SHORT TASK: Copy verbatim the block of lines in the entries below whose first line contains "Recreate this image" and whose last line contains "const seriesNames = ['not". Leave out all other lines.

DATA ENTRIES:
-- -- --
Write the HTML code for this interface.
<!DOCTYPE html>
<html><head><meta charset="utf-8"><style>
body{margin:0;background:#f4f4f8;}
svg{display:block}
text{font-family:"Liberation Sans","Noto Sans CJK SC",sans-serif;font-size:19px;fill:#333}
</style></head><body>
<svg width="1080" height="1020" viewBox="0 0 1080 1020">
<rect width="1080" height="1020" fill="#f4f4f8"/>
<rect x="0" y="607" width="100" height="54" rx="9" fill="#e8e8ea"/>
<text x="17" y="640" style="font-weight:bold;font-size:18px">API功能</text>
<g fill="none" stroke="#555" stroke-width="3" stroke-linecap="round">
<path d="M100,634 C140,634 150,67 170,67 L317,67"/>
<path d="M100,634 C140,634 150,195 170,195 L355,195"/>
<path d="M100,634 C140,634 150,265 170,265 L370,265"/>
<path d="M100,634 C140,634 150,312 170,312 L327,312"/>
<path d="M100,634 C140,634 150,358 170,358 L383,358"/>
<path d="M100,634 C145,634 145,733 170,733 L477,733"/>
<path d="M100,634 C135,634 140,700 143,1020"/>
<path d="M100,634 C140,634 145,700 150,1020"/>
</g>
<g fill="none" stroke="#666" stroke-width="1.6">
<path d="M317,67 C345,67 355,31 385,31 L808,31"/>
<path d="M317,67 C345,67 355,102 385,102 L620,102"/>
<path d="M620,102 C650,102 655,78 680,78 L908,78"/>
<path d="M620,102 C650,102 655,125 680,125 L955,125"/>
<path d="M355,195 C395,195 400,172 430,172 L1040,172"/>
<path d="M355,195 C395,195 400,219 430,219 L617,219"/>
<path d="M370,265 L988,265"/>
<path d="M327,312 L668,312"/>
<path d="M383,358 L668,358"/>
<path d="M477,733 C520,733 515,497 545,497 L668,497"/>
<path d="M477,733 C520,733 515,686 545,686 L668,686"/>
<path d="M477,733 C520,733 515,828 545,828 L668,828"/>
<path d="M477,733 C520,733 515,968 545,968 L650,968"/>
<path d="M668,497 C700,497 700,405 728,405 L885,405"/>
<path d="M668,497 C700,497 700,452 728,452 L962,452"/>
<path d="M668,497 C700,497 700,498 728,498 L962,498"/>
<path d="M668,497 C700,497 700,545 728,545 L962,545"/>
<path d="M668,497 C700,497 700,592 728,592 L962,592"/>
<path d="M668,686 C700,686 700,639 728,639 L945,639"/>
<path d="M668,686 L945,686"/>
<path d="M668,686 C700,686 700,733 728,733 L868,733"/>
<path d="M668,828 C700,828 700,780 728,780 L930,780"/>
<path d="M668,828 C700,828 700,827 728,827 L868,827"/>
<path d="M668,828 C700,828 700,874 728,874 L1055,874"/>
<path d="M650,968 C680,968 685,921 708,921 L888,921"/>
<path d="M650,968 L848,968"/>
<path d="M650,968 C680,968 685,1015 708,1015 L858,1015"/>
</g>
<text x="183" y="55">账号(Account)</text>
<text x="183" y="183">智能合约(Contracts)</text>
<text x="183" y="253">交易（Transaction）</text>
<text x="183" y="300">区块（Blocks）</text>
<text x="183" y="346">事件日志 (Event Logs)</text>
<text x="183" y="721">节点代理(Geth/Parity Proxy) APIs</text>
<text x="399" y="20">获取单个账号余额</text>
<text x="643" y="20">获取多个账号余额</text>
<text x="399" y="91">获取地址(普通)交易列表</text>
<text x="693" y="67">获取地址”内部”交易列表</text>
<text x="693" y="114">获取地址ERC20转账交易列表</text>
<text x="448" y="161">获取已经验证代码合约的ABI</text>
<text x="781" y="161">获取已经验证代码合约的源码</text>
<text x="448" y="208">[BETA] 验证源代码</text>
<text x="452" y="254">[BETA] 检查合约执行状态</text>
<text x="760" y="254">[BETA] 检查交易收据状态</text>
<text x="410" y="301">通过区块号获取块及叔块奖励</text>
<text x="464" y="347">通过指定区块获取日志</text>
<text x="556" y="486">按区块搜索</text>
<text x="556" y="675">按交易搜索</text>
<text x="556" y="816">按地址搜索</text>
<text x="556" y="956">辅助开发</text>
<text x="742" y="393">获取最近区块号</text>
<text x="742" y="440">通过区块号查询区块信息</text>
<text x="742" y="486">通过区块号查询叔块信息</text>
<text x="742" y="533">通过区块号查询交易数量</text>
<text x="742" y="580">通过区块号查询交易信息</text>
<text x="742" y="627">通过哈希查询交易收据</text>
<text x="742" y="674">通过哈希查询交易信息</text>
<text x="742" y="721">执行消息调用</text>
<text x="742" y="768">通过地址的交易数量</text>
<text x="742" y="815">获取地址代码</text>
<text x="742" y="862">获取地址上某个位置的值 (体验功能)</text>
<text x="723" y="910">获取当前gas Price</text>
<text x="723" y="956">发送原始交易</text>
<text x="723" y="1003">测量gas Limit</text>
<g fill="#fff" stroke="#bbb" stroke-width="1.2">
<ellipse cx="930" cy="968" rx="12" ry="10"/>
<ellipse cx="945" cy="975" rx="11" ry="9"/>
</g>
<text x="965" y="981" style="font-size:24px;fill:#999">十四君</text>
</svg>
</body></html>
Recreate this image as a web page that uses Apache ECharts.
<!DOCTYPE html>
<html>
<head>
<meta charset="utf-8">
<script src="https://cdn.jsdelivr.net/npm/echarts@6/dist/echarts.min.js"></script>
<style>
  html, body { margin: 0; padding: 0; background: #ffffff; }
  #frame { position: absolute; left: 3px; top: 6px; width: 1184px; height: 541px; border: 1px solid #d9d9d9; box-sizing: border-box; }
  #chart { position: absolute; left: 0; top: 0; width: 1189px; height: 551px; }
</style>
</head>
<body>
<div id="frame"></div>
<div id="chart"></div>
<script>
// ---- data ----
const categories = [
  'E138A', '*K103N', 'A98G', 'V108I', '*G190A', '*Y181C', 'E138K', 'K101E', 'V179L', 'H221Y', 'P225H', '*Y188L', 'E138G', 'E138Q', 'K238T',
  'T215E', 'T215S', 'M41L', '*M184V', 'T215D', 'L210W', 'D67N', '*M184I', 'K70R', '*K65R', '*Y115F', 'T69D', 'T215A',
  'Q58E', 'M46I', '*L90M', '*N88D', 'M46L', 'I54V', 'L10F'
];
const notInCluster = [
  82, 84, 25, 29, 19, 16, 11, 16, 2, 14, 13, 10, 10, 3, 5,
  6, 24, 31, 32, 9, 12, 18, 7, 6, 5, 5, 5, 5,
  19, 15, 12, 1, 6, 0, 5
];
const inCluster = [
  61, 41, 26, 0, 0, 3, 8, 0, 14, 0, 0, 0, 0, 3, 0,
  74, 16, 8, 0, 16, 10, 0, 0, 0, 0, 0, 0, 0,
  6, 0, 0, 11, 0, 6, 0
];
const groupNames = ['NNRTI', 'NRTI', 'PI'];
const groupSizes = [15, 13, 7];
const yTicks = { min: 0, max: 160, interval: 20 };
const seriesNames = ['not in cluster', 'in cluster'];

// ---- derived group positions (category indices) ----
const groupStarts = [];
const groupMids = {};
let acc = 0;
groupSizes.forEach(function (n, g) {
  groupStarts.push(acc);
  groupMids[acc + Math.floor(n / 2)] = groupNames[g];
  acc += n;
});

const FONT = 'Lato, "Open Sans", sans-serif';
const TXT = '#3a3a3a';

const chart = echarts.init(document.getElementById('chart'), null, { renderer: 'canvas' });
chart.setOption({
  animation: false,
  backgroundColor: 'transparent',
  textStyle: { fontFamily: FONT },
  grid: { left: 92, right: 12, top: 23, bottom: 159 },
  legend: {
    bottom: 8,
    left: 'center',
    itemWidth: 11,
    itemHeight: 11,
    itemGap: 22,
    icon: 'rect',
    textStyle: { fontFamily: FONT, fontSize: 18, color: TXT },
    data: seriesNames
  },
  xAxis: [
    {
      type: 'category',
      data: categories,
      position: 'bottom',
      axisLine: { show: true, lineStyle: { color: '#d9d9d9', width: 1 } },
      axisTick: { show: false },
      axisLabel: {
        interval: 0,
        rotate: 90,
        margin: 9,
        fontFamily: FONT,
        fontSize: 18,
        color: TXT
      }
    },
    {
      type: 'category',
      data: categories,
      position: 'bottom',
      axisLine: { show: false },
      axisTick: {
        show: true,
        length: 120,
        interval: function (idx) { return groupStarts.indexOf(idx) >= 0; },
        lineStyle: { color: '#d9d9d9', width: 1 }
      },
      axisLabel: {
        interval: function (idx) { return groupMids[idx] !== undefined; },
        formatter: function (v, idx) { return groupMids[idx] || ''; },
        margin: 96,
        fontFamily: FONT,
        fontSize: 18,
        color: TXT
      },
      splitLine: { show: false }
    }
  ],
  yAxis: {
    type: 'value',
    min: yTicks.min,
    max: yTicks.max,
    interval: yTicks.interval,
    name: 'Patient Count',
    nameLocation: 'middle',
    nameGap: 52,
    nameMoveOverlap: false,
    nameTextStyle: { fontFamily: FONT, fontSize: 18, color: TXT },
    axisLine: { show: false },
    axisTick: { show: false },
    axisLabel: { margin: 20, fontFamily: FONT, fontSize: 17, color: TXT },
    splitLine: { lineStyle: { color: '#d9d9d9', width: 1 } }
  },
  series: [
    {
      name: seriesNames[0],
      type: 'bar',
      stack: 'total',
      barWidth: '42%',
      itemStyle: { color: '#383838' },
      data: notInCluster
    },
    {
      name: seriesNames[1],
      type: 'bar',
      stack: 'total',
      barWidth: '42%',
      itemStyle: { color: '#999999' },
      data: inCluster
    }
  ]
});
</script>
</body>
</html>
-- -- --
RESULT:
Recreate this image as a web page that uses Apache ECharts.
<!DOCTYPE html>
<html>
<head>
<meta charset="utf-8">
<script src="https://cdn.jsdelivr.net/npm/echarts@6/dist/echarts.min.js"></script>
<style>
  html, body { margin: 0; padding: 0; background: #ffffff; }
  #frame { position: absolute; left: 3px; top: 6px; width: 1184px; height: 541px; border: 1px solid #d9d9d9; box-sizing: border-box; }
  #chart { position: absolute; left: 0; top: 0; width: 1189px; height: 551px; }
</style>
</head>
<body>
<div id="frame"></div>
<div id="chart"></div>
<script>
// ---- data ----
const categories = [
  'E138A', '*K103N', 'A98G', 'V108I', '*G190A', '*Y181C', 'E138K', 'K101E', 'V179L', 'H221Y', 'P225H', '*Y188L', 'E138G', 'E138Q', 'K238T',
  'T215E', 'T215S', 'M41L', '*M184V', 'T215D', 'L210W', 'D67N', '*M184I', 'K70R', '*K65R', '*Y115F', 'T69D', 'T215A',
  'Q58E', 'M46I', '*L90M', '*N88D', 'M46L', 'I54V', 'L10F'
];
const notInCluster = [
  82, 84, 25, 29, 19, 16, 11, 16, 2, 14, 13, 10, 10, 3, 5,
  6, 24, 31, 32, 9, 12, 18, 7, 6, 5, 5, 5, 5,
  19, 15, 12, 1, 6, 0, 5
];
const inCluster = [
  61, 41, 26, 0, 0, 3, 8, 0, 14, 0, 0, 0, 0, 3, 0,
  74, 16, 8, 0, 16, 10, 0, 0, 0, 0, 0, 0, 0,
  6, 0, 0, 11, 0, 6, 0
];
const groupNames = ['NNRTI', 'NRTI', 'PI'];
const groupSizes = [15, 13, 7];
const yTicks = { min: 0, max: 160, interval: 20 };
const seriesNames = ['not in cluster', 'in cluster'];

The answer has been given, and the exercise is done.